Lines that hold the word "matplotlib" should be located and copied.

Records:
>>>>>

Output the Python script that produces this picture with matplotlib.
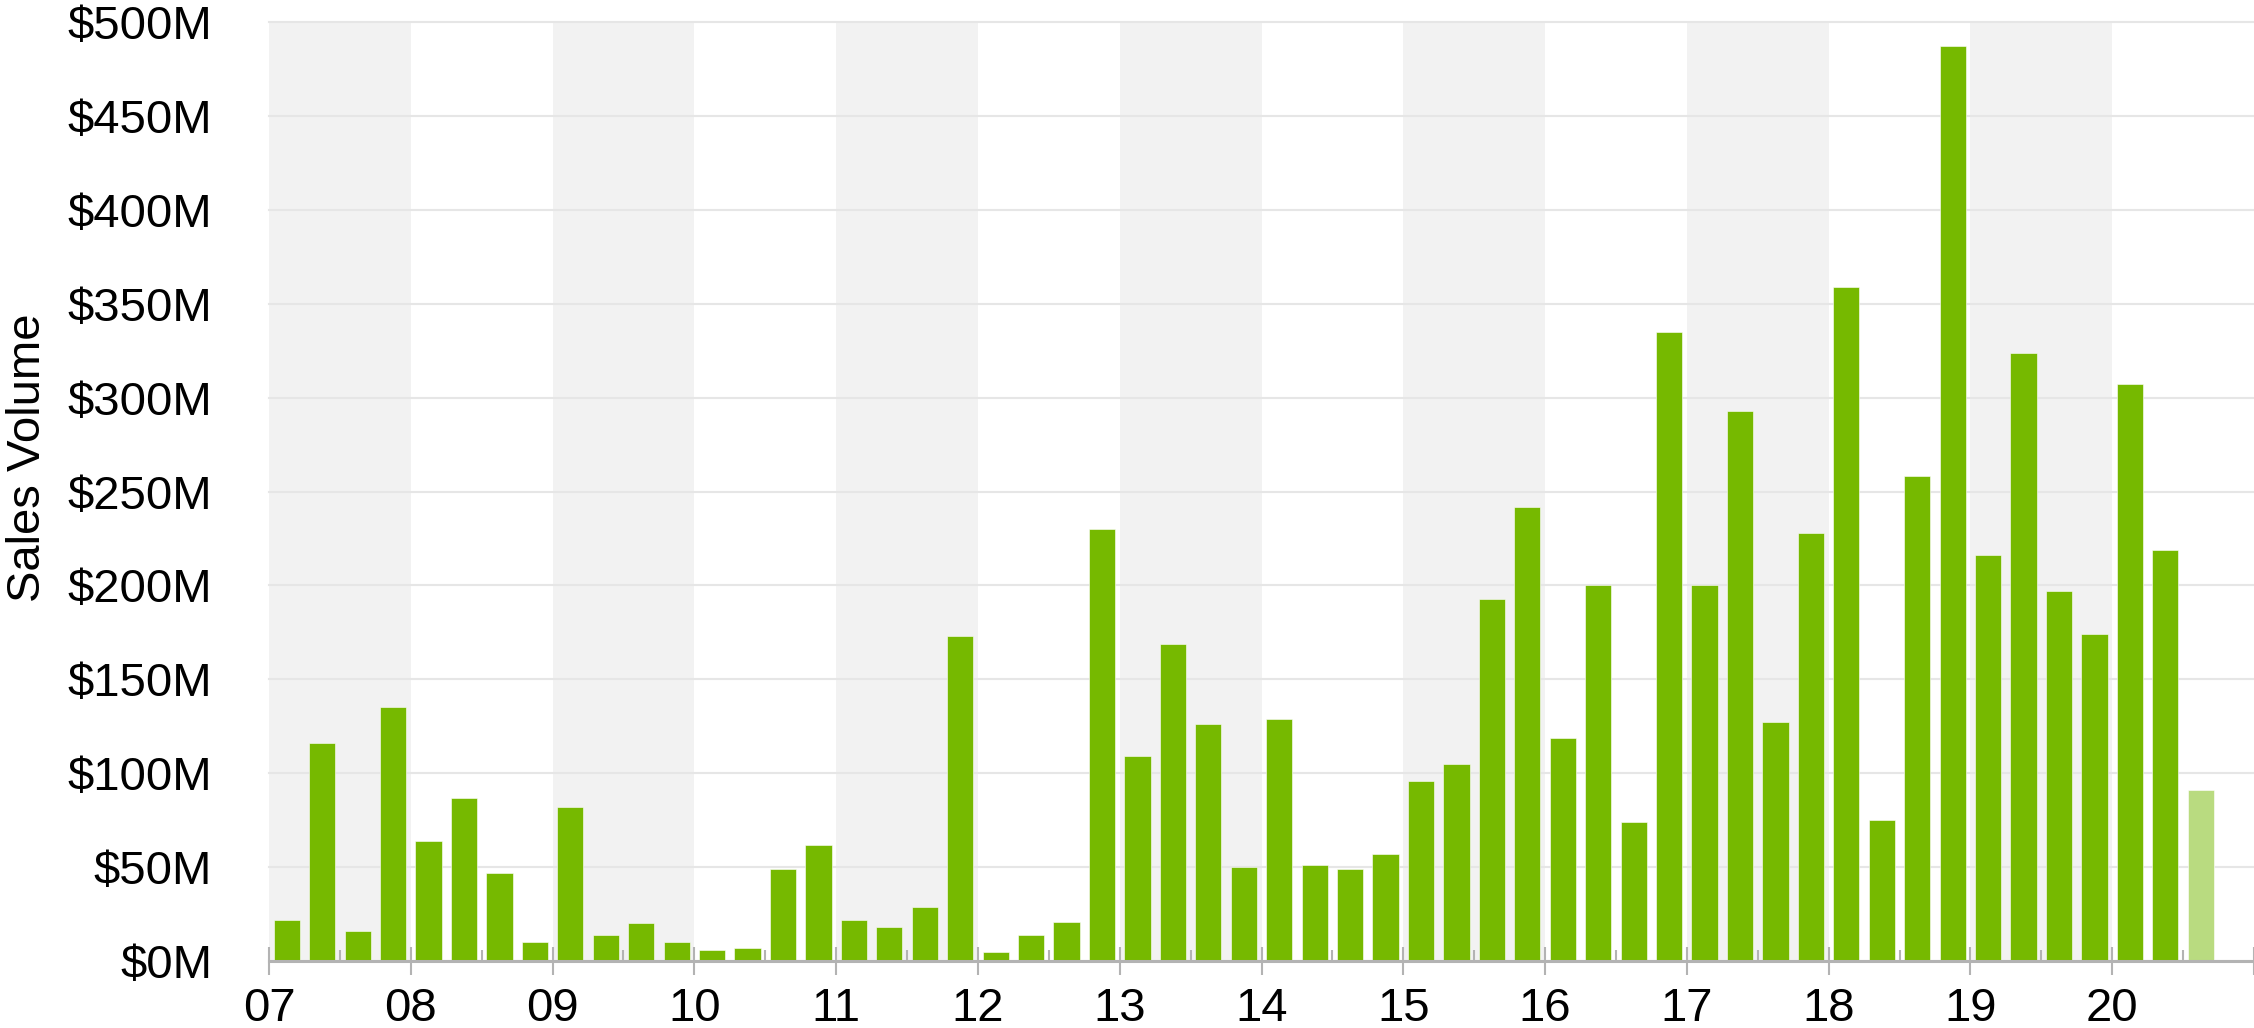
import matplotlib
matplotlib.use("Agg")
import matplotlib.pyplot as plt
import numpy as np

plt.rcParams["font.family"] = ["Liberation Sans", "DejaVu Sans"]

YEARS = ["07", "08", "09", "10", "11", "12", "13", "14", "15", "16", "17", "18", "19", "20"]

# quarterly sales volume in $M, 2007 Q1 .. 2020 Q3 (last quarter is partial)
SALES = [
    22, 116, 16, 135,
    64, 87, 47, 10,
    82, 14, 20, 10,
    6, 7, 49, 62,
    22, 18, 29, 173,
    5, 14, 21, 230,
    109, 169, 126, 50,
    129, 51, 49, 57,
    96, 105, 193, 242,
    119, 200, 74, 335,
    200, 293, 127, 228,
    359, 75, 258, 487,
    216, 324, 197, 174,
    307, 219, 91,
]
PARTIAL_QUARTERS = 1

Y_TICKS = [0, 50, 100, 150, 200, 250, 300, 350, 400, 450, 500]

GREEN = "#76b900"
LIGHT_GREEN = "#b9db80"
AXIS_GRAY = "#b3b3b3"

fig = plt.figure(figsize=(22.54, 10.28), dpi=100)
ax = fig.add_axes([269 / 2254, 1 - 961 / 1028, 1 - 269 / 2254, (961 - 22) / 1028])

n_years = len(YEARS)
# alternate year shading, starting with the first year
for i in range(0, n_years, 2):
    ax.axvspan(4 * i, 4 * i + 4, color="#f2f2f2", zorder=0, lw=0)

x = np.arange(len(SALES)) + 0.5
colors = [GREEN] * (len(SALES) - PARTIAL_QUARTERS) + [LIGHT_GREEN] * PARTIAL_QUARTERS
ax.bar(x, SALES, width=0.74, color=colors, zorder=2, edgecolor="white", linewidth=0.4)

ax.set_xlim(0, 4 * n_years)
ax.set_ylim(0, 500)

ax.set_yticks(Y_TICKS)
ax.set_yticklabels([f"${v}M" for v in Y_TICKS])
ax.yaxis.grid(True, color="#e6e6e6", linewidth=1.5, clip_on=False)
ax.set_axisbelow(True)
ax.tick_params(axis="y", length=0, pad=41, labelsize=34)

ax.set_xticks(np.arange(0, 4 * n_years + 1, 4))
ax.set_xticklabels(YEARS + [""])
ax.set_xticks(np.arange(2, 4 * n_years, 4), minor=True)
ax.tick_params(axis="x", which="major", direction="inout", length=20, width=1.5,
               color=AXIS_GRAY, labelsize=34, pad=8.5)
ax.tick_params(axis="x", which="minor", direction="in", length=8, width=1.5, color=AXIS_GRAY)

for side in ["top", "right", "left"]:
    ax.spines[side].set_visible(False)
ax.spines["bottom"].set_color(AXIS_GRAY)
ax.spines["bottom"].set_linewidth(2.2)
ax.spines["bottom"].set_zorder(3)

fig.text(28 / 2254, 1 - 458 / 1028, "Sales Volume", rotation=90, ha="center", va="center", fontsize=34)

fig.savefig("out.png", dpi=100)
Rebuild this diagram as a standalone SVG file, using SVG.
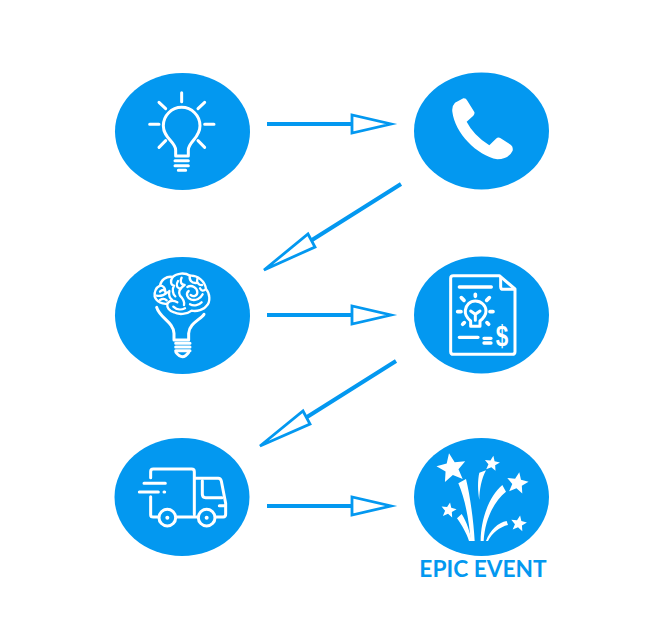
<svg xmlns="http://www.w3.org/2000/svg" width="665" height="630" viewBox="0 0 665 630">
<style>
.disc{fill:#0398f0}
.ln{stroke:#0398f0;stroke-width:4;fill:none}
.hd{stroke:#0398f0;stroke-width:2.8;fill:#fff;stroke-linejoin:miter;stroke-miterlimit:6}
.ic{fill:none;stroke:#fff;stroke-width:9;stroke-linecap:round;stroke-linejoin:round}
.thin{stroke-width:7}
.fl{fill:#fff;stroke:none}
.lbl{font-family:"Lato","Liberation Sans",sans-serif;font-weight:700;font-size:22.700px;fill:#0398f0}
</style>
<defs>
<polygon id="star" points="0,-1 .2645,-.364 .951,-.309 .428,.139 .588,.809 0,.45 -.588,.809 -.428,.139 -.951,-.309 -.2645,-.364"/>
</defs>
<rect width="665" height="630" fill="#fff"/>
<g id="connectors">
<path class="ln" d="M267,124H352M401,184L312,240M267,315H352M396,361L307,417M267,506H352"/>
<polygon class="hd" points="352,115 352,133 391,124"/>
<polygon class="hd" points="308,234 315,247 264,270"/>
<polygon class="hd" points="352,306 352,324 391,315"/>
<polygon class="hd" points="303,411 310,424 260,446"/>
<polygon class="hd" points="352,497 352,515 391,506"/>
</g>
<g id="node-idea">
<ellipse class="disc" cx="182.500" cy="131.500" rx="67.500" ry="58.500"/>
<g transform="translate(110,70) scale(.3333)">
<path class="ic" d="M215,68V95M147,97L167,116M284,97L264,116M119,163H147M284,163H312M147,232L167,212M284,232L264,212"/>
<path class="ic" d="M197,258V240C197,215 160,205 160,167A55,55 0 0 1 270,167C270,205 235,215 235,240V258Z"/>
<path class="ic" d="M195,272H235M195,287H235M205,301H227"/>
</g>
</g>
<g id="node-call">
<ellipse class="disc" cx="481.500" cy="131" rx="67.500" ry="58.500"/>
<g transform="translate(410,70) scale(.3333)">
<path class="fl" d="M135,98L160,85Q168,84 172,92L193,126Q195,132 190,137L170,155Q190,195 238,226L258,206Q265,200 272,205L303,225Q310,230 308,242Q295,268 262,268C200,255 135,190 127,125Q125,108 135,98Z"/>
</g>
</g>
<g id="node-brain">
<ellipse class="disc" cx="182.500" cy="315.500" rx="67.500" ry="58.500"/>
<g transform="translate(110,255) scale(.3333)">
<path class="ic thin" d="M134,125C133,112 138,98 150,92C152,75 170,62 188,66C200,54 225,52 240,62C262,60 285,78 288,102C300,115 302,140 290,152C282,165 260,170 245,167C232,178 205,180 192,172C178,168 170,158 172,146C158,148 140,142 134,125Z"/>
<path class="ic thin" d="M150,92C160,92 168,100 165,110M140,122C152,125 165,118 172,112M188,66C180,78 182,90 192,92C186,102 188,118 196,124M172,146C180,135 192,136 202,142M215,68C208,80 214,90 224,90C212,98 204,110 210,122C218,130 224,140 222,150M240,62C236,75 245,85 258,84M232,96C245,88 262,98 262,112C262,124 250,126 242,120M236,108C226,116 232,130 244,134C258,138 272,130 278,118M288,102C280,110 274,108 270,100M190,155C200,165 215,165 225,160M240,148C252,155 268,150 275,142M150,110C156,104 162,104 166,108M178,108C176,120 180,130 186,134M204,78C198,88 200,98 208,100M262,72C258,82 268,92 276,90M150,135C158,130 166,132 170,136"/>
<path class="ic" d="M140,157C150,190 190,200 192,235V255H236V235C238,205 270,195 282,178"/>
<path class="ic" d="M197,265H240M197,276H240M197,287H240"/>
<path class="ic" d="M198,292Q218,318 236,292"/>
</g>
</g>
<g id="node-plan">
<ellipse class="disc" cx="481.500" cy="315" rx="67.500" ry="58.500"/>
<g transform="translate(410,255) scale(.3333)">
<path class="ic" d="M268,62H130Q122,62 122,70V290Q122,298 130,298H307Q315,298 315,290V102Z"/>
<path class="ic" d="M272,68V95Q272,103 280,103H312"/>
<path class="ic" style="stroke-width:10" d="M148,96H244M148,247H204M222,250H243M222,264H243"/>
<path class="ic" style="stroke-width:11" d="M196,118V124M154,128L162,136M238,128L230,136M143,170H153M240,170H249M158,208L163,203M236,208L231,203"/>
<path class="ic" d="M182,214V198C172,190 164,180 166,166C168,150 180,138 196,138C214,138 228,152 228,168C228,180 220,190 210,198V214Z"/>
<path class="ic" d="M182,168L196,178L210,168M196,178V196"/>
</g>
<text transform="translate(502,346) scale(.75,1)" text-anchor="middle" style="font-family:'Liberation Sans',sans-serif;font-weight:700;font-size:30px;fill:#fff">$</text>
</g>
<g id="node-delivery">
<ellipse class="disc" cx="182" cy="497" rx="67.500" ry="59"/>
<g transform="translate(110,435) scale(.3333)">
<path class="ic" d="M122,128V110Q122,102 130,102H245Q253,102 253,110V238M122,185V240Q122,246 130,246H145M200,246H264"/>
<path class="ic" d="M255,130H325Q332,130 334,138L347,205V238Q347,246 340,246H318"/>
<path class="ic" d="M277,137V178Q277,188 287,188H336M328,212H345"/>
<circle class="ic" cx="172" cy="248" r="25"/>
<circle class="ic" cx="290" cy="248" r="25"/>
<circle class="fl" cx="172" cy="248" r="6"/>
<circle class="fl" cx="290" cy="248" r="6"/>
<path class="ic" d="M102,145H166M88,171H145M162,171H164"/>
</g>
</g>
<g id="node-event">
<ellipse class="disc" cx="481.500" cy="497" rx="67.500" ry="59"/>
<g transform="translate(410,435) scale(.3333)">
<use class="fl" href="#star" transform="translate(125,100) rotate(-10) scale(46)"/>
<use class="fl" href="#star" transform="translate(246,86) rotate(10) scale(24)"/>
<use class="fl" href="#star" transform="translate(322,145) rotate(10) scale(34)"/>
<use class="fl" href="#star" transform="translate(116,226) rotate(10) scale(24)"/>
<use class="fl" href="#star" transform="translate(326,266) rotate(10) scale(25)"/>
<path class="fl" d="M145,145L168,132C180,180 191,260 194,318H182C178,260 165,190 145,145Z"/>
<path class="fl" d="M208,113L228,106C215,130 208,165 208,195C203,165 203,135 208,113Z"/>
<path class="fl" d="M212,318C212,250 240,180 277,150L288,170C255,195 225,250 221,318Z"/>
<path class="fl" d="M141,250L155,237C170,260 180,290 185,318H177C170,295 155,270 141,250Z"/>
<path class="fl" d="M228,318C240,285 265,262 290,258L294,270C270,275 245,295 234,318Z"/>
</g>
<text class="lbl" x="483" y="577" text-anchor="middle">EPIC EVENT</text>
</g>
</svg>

<<<<<

◆ **SOLUTION**:
Output the Python script that produces this picture with matplotlib.
import matplotlib
matplotlib.use("Agg")
import matplotlib.pyplot as plt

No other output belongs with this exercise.